I found Heidi Evans' April 16 piece "Seder Observance Is a Sellout . . . at Chasen's" extremely offensive. The article was patronizing, replete with stereotypes and misinformation, and reduced a major Jewish holiday to a tacky show-biz puff piece.

Particularly offensive are Evans' comments about Jewish food, which "in spite of Chasen's talented kitchen is, well, traditional, bland and heavy. And such large portions, too, as the old joke goes." This was followed by Chasen's manager's "respectful" comment: "Sometimes, it's not the tastiest food, but it's traditional."

Jewish cuisine is multifaceted and distinguished, and, when prepared properly, second to none in terms of tastiness--a fact long recognized by knowledgeable gastronomes and cookbook authors.

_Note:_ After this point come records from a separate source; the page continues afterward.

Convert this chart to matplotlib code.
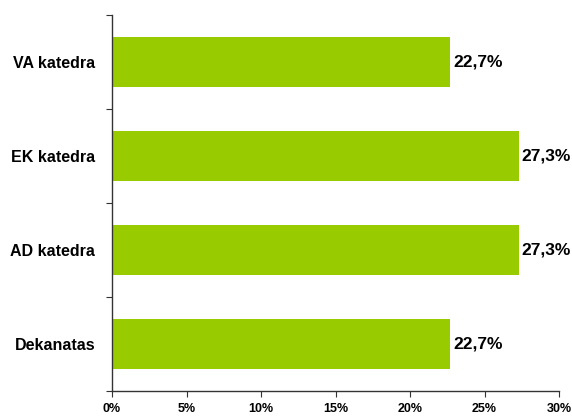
import numpy as np
import matplotlib.pyplot as plt
from matplotlib.ticker import FixedLocator

plt.rcParams['font.family'] = ['Liberation Sans', 'DejaVu Sans']

# Duomenys
kategorijos = ['VA katedra', 'EK katedra', 'AD katedra', 'Dekanatas']
reiksmes = [22.7, 27.3, 27.3, 22.7]
x_ticks = [0, 5, 10, 15, 20, 25, 30]

fig = plt.figure(figsize=(5.72, 4.17), dpi=100)
ax = fig.add_axes([0.1958, 0.0625, 0.7815, 0.9015])

y = np.arange(len(kategorijos))[::-1]
ax.barh(y, reiksmes, height=0.53, color='#99CC00')

for yi, v in zip(y, reiksmes):
    ax.text(v + 0.2, yi, f'{v:.1f}%'.replace('.', ','), va='center', ha='left',
            fontsize=12.5, fontweight='bold')

ax.set_xlim(0, 30)
ax.set_ylim(-0.5, len(kategorijos) - 0.5)

ax.set_xticks(x_ticks)
ax.set_xticklabels([f'{t}%' for t in x_ticks], fontsize=9, fontweight='bold')

# ticks tarp kategoriju, etiketes centre
ax.yaxis.set_major_locator(FixedLocator(np.arange(-0.5, len(kategorijos), 1.0)))
ax.yaxis.set_major_formatter(plt.NullFormatter())
ax.yaxis.set_minor_locator(FixedLocator(y))
ax.set_yticklabels(kategorijos, minor=True, fontsize=11.5, fontweight='bold')
ax.tick_params(axis='y', which='minor', length=0, pad=12)
ax.tick_params(axis='y', which='major', length=4, direction='out', color='#333333')
ax.tick_params(axis='x', length=4, direction='out', pad=5, color='#333333')

for s in ['top', 'right']:
    ax.spines[s].set_visible(False)
for s in ['left', 'bottom']:
    ax.spines[s].set_color('#333333')
    ax.spines[s].set_linewidth(1)

fig.savefig('out.png', dpi=100)
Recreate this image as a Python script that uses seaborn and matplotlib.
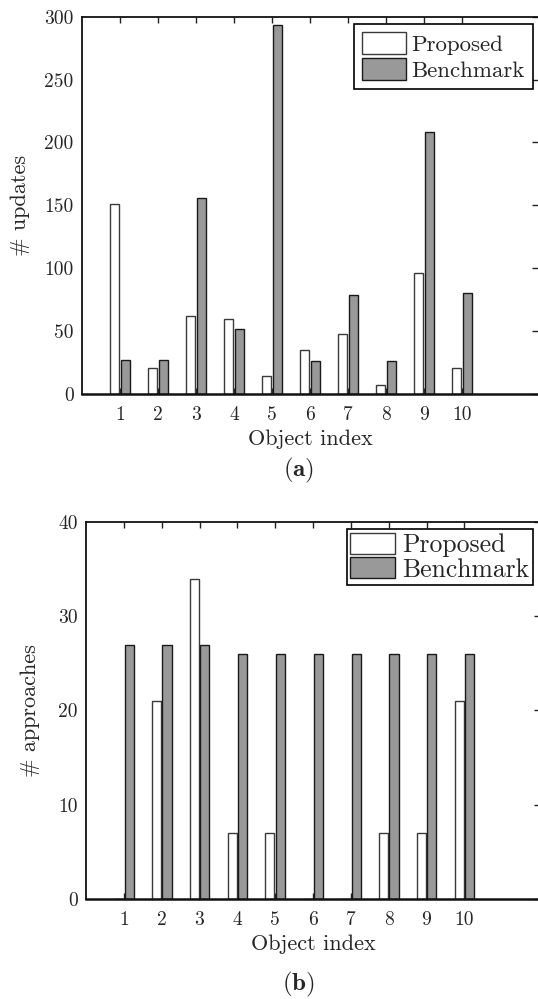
import matplotlib
matplotlib.use("Agg")
import matplotlib.pyplot as plt
import seaborn as sns
import pandas as pd

# ---- data ----
objects = [1, 2, 3, 4, 5, 6, 7, 8, 9, 10]
methods = ["Proposed", "Benchmark"]
updates_proposed = [151, 21, 62, 60, 14, 35, 48, 7, 96, 21]
updates_benchmark = [27, 27, 156, 52, 293, 26, 79, 26, 208, 80]
approaches_proposed = [0, 21, 34, 7, 7, 0, 0, 7, 7, 21]
approaches_benchmark = [27, 27, 27, 26, 26, 26, 26, 26, 26, 26]
yticks_a = [0, 50, 100, 150, 200, 250, 300]
yticks_b = [0, 10, 20, 30, 40]

sns.set_style("white")
plt.rcParams["font.family"] = ["cmr10", "DejaVu Serif"]
plt.rcParams["mathtext.fontset"] = "cm"
plt.rcParams["axes.formatter.use_mathtext"] = True
plt.rcParams["axes.unicode_minus"] = False


def make_df(p, b):
    return pd.DataFrame({
        "obj": objects * 2,
        "val": list(p) + list(b),
        "method": [methods[0]] * len(objects) + [methods[1]] * len(objects),
    })


fig = plt.figure(figsize=(5.38, 9.99), dpi=100)
ax_a = fig.add_axes([0.1524, 0.6056, 0.8476, 0.3777])
ax_b = fig.add_axes([0.1599, 0.1004, 0.8439, 0.3768])

panels = [
    dict(ax=ax_a, df=make_df(updates_proposed, updates_benchmark), yt=yticks_a,
         ylabel="# updates", tag=r"$\mathbf{(a)}$", ylx=-0.114, lfs=16.5,
         anchor=(0.989, 0.981), tag_y=0.5295, hh=1.1, hl=1.92, ls=0.15, bp=0.35),
    dict(ax=ax_b, df=make_df(approaches_proposed, approaches_benchmark), yt=yticks_b,
         ylabel="# approaches", tag=r"$\mathbf{(b)}$", ylx=-0.101, lfs=18.5,
         anchor=(0.984, 0.983), tag_y=0.0145, hh=0.9, hl=1.75, ls=0.0, bp=0.15),
]

for p in panels:
    ax, df, yt = p["ax"], p["df"], p["yt"]
    sns.barplot(data=df, x="obj", y="val", hue="method", hue_order=methods,
                native_scale=True, width=0.56, gap=0.14,
                palette=["white", "#999999"], edgecolor="black",
                linewidth=1.0, saturation=1, errorbar=None, ax=ax)
    cont_p, cont_b = ax.containers[0], ax.containers[1]
    for bar in cont_p:
        bar.set_edgecolor("#3a3a3a")
        bar.set_linewidth(1.0)
    for bar in cont_b:
        bar.set_edgecolor("#1a1a1a")
        bar.set_linewidth(1.0)
    ax.set_xlim(0, 12)
    ax.set_ylim(yt[0], yt[-1])
    ax.set_xticks(objects)
    ax.set_xticklabels([str(o) for o in objects])
    ax.set_yticks(yt)
    ax.set_yticklabels([str(v) for v in yt])
    ax.tick_params(axis="x", direction="in", top=True, bottom=True, length=4,
                   width=1.0, labelsize=14, pad=9, color="#222222")
    ax.tick_params(axis="y", direction="in", left=False, right=True, length=4,
                   width=1.0, labelsize=14, pad=6, color="#222222")
    for s in ["top", "left", "bottom"]:
        ax.spines[s].set_visible(True)
        ax.spines[s].set_color("#111111")
        ax.spines[s].set_linewidth(1.3)
    ax.spines["bottom"].set_linewidth(1.8)
    ax.spines["right"].set_visible(False)
    ax.set_xlabel("Object index", fontsize=16, labelpad=4)
    ax.set_ylabel(p["ylabel"], fontsize=16)
    ax.yaxis.set_label_coords(p["ylx"], 0.5)
    leg = ax.get_legend()
    if leg is not None:
        leg.remove()
    leg = ax.legend([cont_p, cont_b], methods, loc="upper right",
                    bbox_to_anchor=p["anchor"], borderaxespad=0,
                    fontsize=p["lfs"], frameon=True, fancybox=False,
                    framealpha=1, edgecolor="black", handlelength=p["hl"],
                    handleheight=p["hh"], handletextpad=0.25,
                    borderpad=p["bp"], labelspacing=p["ls"])
    leg.get_frame().set_linewidth(1.2)
    fig.text(0.554, p["tag_y"], p["tag"], fontsize=18, ha="center", va="center")

fig.savefig("out.png", dpi=100)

Nothing in Jewish tradition dictates heavy, bland food, nothing glorifies gluttony. On the contrary, rabbinic teachings stress healthfulness of foodstuffs and moderation of consumption.

The issue is not food, it is the lack of sensitivity with which Jewish topics are treated in your paper. For some reason it's considered acceptable to ridicule and distort Jewish tradition while maintaining respect for other minority cultures. Would Martin Luther King's birthday be reduced to a yuk-fest on soul food? Cinco de Mayo designated as Bean Burrito Day?

I am a sophisticated reader who writes for a living (two nonfiction books, the novels "When the Bough Breaks," "Blood Test," "Over the Edge"). I know good journalism when I see it and I can also recognize a shoddy cheap shot.